Varieties of lemons in France including the citron de Menton, their benefits, how best to use the zest, and lemon (and lime) recipes.
Available all year round, depending on the variety but Menton lemons are in season all year round. In the Mediterranean south where lemon trees prefer the hotter climate, lemon trees can flower 3-4 times a year, so harvesting can happen throughout the year.
In France, Limoni lemons are in season between December to May; Verdelli from May to September; Primofiore from October to January.
The Biggest Lemon Party in France
France is famous for its lemons from Menton on the Côte d'Azur. They're less acidic than other varieties so if you see them at the market, pounce on them! Les citrons de Menton have been cultivated since 1341 and are today still a gastronomic speciality.
Since 2015 Menton lemons are protected with the quality category of Indication Géographique Protégée (IGP) in Europe. According to the French Ministry of Agriculture, 50 tons of Citrons de Menton IGP were commercialised in 2021.
Since 1934, at the end of each winter in February, Menton holds its famous lemon festival or Carnaval de Menton.
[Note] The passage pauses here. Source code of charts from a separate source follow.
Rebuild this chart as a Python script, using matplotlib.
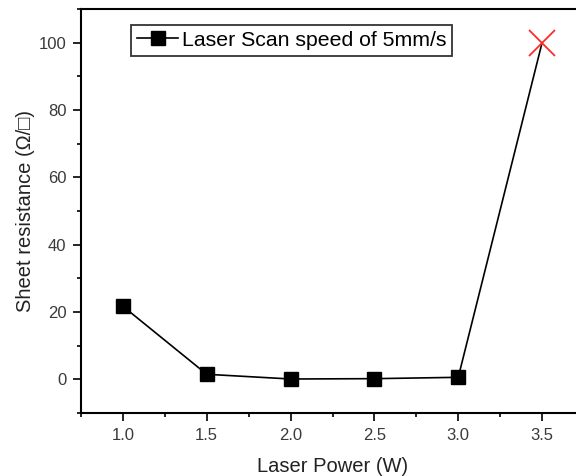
import matplotlib
matplotlib.use("Agg")
import matplotlib.pyplot as plt
from matplotlib.ticker import MultipleLocator
from matplotlib.lines import Line2D

plt.rcParams['font.family'] = ['Liberation Sans', 'DejaVu Sans']

laser_power = [1.0, 1.5, 2.0, 2.5, 3.0, 3.5]
sheet_resistance = [21.7, 1.5, 0.1, 0.2, 0.6, 100.0]
series_label = "Laser Scan speed of 5mm/s"

fig = plt.figure(figsize=(5.76, 4.76), dpi=100)
ax = fig.add_axes([81 / 576, 63 / 476, 503 / 576, 404 / 476])

# connecting line through all points
ax.plot(laser_power, sheet_resistance, color='black', lw=1.2, zorder=2)
# measured points
ax.plot(laser_power[:-1], sheet_resistance[:-1], ls='none', marker='s',
        ms=10, color='black', zorder=3)
# failed sample
ax.plot(laser_power[-1:], sheet_resistance[-1:], ls='none', marker='x',
        ms=19, mew=1.3, color='#ff2a2a', zorder=4)

ax.set_xlim(0.75, 3.75)
ax.set_ylim(-10, 110)
ax.xaxis.set_major_locator(MultipleLocator(0.5))
ax.xaxis.set_minor_locator(MultipleLocator(0.25))
ax.yaxis.set_major_locator(MultipleLocator(20))
ax.yaxis.set_minor_locator(MultipleLocator(10))
ax.tick_params(which='both', direction='out', width=1.2, colors='black',
               labelcolor='#3a3a3a', labelsize=12)
ax.tick_params(which='major', length=5.5, pad=5)
ax.tick_params(which='minor', length=3)
for s in ax.spines.values():
    s.set_linewidth(1.5)

ax.set_xlabel("Laser Power (W)", fontsize=14.5, color='#222222', labelpad=10.5)
ax.set_ylabel("Sheet resistance (Ω/□)", fontsize=14.5, color='#222222', labelpad=2.5)

handle = Line2D([], [], color='black', lw=1.2, marker='s', ms=10)
leg = ax.legend([handle], [series_label], loc='upper left',
                bbox_to_anchor=(0.107, 0.951), fontsize=15.3, frameon=True,
                fancybox=False, edgecolor='black', handlelength=1.95,
                handletextpad=0.15, borderpad=0.1, borderaxespad=0)
leg.get_frame().set_linewidth(1.3)
leg.get_frame().set_boxstyle("square", pad=0.2)

fig.savefig("out.png", dpi=100)
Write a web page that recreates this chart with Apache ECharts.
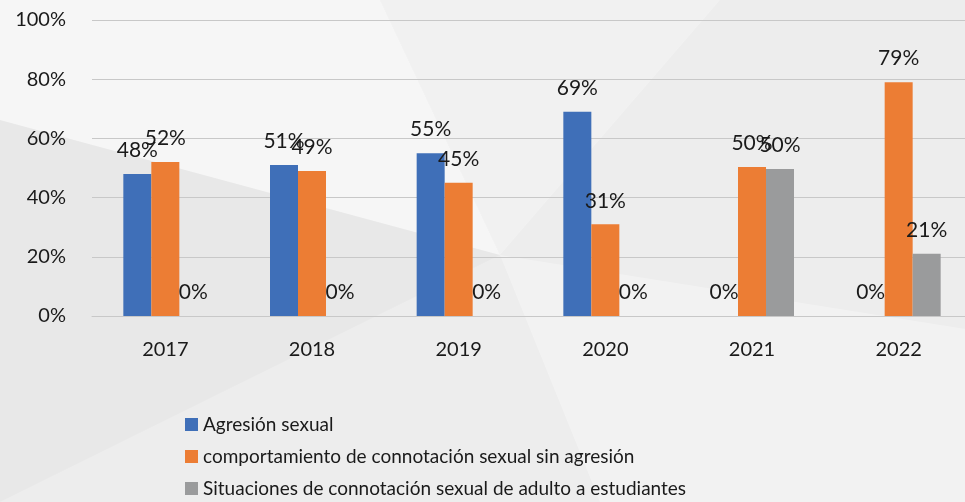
<!DOCTYPE html>
<html>
<head>
<meta charset="utf-8">
<script src="https://cdn.jsdelivr.net/npm/echarts@6/dist/echarts.min.js"></script>
<style>
html, body { margin: 0; padding: 0; overflow: hidden; }
#chart { width: 972px; height: 502px; }
</style>
</head>
<body>
<div id="chart"></div>
<script>
// datos
var years = ['2017', '2018', '2019', '2020', '2021', '2022'];
var seriesNames = [
	'Agresión sexual',
	'comportamiento de connotación sexual sin agresión',
	'Situaciones de connotación sexual de adulto a estudiantes'
];
var agresion = [48, 51, 55, 69, 0, 0];
var comportamiento = [52, 49, 45, 31, 50.3, 79];
var situaciones = [0, 0, 0, 0, 49.7, 21];
var yTicks = [0, 20, 40, 60, 80, 100];

var colors = ['#3F6FB8', '#EC7D34', '#9A9B9C'];
var font = 'Lato';

function makeSeries(name, data, color) {
	return {
		name: name,
		type: 'bar',
		data: data,
		barWidth: 28,
		barGap: '0%',
		itemStyle: { color: color },
		label: {
			show: true,
			position: 'top',
			distance: 13,
			fontFamily: font,
			fontSize: 21,
			color: '#1a1a1a',
			formatter: function(p) { return Math.round(p.value) + '%'; }
		}
	};
}

var chart = echarts.init(document.getElementById('chart'));
var option = {
	backgroundColor: '#ededed',
	graphic: [
		{ type: 'polygon', z: -10, shape: { points: [[0, 0], [380, 0], [500, 255], [0, 120]] }, style: { fill: 'rgba(255,255,255,0.5)' } },
		{ type: 'polygon', z: -10, shape: { points: [[380, 0], [720, 0], [500, 255]] }, style: { fill: 'rgba(255,255,255,0.25)' } },
		{ type: 'polygon', z: -10, shape: { points: [[500, 255], [972, 330], [972, 502], [600, 502]] }, style: { fill: 'rgba(255,255,255,0.3)' } },
		{ type: 'polygon', z: -10, shape: { points: [[0, 120], [500, 255], [0, 502]] }, style: { fill: 'rgba(0,0,0,0.02)' } }
	],
	grid: { left: 92, top: 20, right: 0, height: 296 },
	legend: {
		orient: 'vertical',
		left: 180,
		top: 410,
		height: 100,
		itemWidth: 13,
		itemHeight: 13,
		itemGap: 13,
		icon: 'rect',
		textStyle: { fontFamily: font, fontSize: 19, color: '#1a1a1a' },
		data: seriesNames
	},
	xAxis: {
		type: 'category',
		data: years,
		axisLine: { lineStyle: { color: '#c8c8c8' } },
		axisTick: { show: false },
		axisLabel: { fontFamily: font, fontSize: 20, color: '#1a1a1a', margin: 24 }
	},
	yAxis: {
		type: 'value',
		min: 0,
		max: 100,
		interval: 20,
		axisLine: { show: false },
		axisTick: { show: false },
		splitLine: { lineStyle: { color: '#c8c8c8' } },
		axisLabel: {
			fontFamily: font, fontSize: 20, color: '#1a1a1a', margin: 26,
			formatter: function(v) { return yTicks.indexOf(v) >= 0 ? v + '%' : ''; }
		}
	},
	series: [
		makeSeries(seriesNames[0], agresion, colors[0]),
		makeSeries(seriesNames[1], comportamiento, colors[1]),
		makeSeries(seriesNames[2], situaciones, colors[2])
	]
};
chart.setOption(option);
</script>
</body>
</html>
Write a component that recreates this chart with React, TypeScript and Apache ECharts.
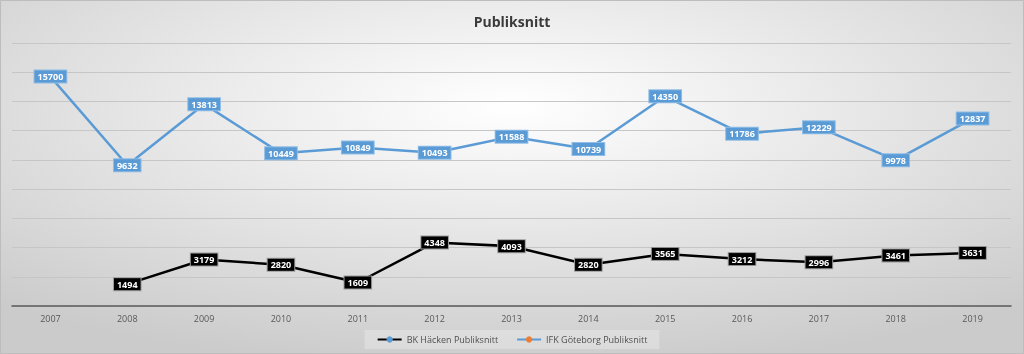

Essentially the biggest lemon party in France (if not the world), it lasts 3 weeks and features everything from parades with floats decorated with lemons, spotlighting the producers with workshops and recipe presentations around - you guessed it, lemons!
Health Benefits of Lemons
According to Aprifel France, lemons are low in sugar and are a good source of vitamin C and B9 (folic acid), especially in the winter months.
Lemons also help clean the liver - so drink fresh lemon juice with some water every morning for a seasonal detox.
To choose the best quality lemons or limes to reap their benefits, pick a heavy fruit with fine skin.
Do Lemons Contain Pectin?
- Lemons and limes contain a high amount of pectin, which is why lemon juice is generally used as a natural thickener in jam-making. See my recipes for spiced plum jam and apricot jam.
How to Use Lemon Zest
- When using the zest, always pick organic (known as 'bio' in France) and unwaxed.
- Can't find unwaxed? Clean off wax from lemons with a scrubbing brush in a basin of hot water.
- To grate lemon zest, grate the yellow or green parts of the skin only and avoid grating the white pith underneath, as this part is bitter.
- Excellent in savoury dishes too. We love it in:
- the French classic veal stew, Blanquette de Veau;
- lemon sauce to serve with roast chicken (poulet rôti);
- as a hint in these white asparagus & lemon clafoutis;
- in a creamy pasta lemon sauce;
Lemon Cake - this moist French-style cake is made with ground almonds, low in sugar and dribbled with a fresh lemon syrup. Also happens to be gluten-free. This cake is decorated for Easter but it's perfect for birthdays, teatime or dessert at any time of year.
Creamy Lemon Ice Cream - unlike sorbet, this is the creamiest recipe with lush lemons.
Creamy Lemon Sauce for Spaghetti - this is the most delicious fast food. One of my favourite egg yolk recipes.
Asparagus Puff Pastry Tart - asparagus spears roast directly in the oven on top of this lemon and parmesan cream.
A French family classic stew of Blanquette de Veau isn't a Blanquette without lemon. Add it at the end to the best sauce for that exquisite flavour.
Fiadone is a lemon cheesecake, the classic Corsican dessert you'll find in most typical restaurants in Corsica. With few ingredients, the lemon is an essential ingredient.
Lemon and Blueberry Clafoutis - why wait just for cherry season with the classic French baked custard? It's delicious with blueberries but the lemon is a must.
Still on a blueberry theme, try this French bavarois dessert with lemon and coriander seeds which bring out the lemon flavour even more.
Last but certainly not least, don't forget to squeeze fresh lemon juice on our favourite French pancakes or crêpes.